In den ersten sechs Monaten des Jahres 2016 hat das Bundesamt für Migration und Flüchtlinge (BAMF) 222.000 neue Flüchtlinge registriert, etwas weniger als im ersten Halbjahr 2015 (228.000). Dennoch: Zwischen Januar und Juni sind mehr Flüchtlinge gekommen als im ganzen Jahr 2014. Damals waren es 203.000.
Beim EU-Flüchtlings-Gipfel Anfang März hatte sich Angela Merkel durchgesetzt. Die Formulierung, die Balkanroute sei „geschlossen“, kam nicht ins Kommuniqué. Ihre Begründung, die auch von EU-Kommissionspräsident Jean-Claude Juncker unterstützt wurde: Das Wort „geschlossen“ entspreche faktisch nicht den Tatsachen, hieß es damals.
Das Eingeständnis der Bundesregierung
Nun ja.

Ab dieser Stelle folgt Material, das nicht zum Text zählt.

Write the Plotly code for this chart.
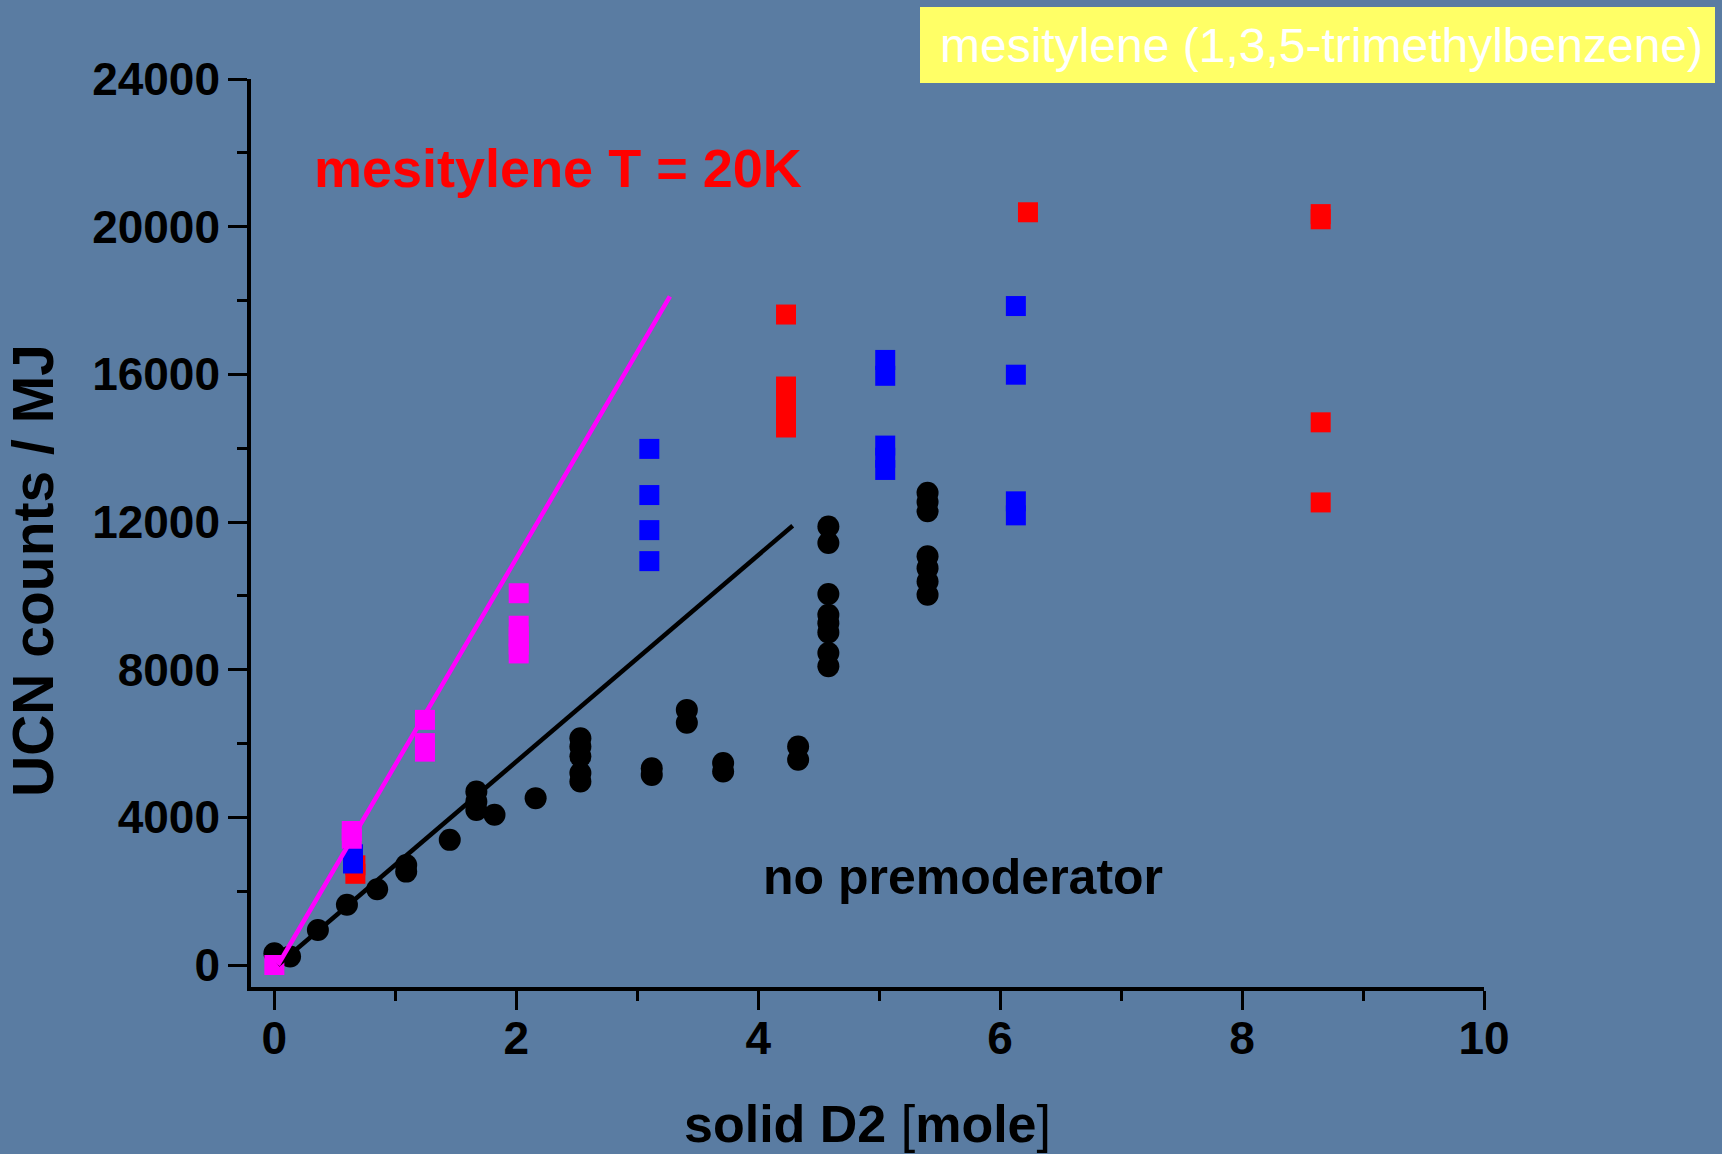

Als Mazedonien nach Slowenien, Serbien und Kroatien seine Grenzen für Flüchtlinge schloss, war diese Route abgeriegelt. Ungarn hatte schon vorher getan, wozu es als EU-Mitglied verpflichtet war und ist: seinen Teil der EU-Außengrenze zu schützen. Weil aber nicht sein kann, was nicht sein soll, hat die Bundesregierung bisher jeden Zusammenhang zwischen rückläufigen Flüchtlingszahlen und dem Schließen der Balkanroute geleugnet.
Jetzt hat Bundesinnenminister Thomas de Maizière das böse B-Wort in den Mund genommen. Den Rückgang der Flüchtlingszahlen im ersten Halbjahr 2016 begründete er so: „Von besonderer Bedeutung für die Entwicklung der Zahlen ist natürlich die Verbindung des Schließens der Balkanroute und der EU-Türkei-Vereinbarung vom 18. März 2016.“ Jetzt haben wir es also amtlich. Wenn die Balkanroute noch offen wäre, kämen mehr Flüchtlinge. Was der Innenminister nicht sagte: Ohne den Druck, der von der Schließung der Balkanroute ausging, hätte es wahrscheinlich ein Abkommen EU-Türkei nicht gegeben.
Deutlicher Rückgang – aber weithin hohe Zahlen
In den ersten sechs Monaten des Jahres 2016 hat das Bundesamt für Migration und Flüchtlinge (BAMF) 222.000 neue Flüchtlinge registriert, etwas weniger als im ersten Halbjahr 2015 (228.000). Dennoch: Zwischen Januar und Juni sind mehr Flüchtlinge gekommen als im ganzen Jahr 2014. Damals waren es 203.000, die höchste Zahl seit dem Balkankrieg Anfang der 1990er-Jahre.
Hält dieser Trend an, dann muss man – hochgerechnet auf das ganze Jahr 2016 – mit 500.000 Flüchtlingen rechnen, trotz der Schließung der Balkanroute und ungeachtet des Abkommens der EU mit der Türkei. Allerdings ist zu beachten, dass der Zugang allein in den Monaten Januar und Februar mehr als 150.000 betragen hat. In den Monaten April, Mai und Juni hat sich die Zahl der Neuzugänge dagegen bei etwa 16.000 im Monat eingependelt. Wagt man aufgrund der Zahlen des 2. Quartals eine Hochrechnung, dann ist für das ganze Jahr 2016 mit insgesamt 320.000 Flüchtlingen zu rechnen. Das wären dann deutlich weniger als die 1,1 Millionen des Jahres 2015.
Ungeklärt: Wieviele Migranten leben in Deutschland ?
Immerhin lässt sich festhalten: Die Bundesregierung streitet nicht mehr ab, dass die Schließung der Balkanroute eine Voraussetzung für den Rückgang der Flüchtlingszahlen war. Allerdings schuldet uns Berlin noch immer eine wichtige Auskunft: Wie viele Asylsuchende, Schutzsuchende nach der Genfer Konvention und illegale Migranten im vergangenen Jahr nach Deutschland gekommen sind. Die immer wieder genannten 1,1 Millionen für 2015 waren eine vorläufige Zahl. Denn wir wissen bis heute nicht, wie hoch die Zahl der Illegalen ist, die hier leben: 200.000, 300.000 oder 400.000? Dieser Mangel an Transparenz ist erschreckend und beängstigend zugleich. Und das in der BRD, der Bürokratie-Republik Deutschland. Oder will die Obrigkeit die Bevölkerung über das Ausmaß des Kontrollverlustes nicht erschrecken?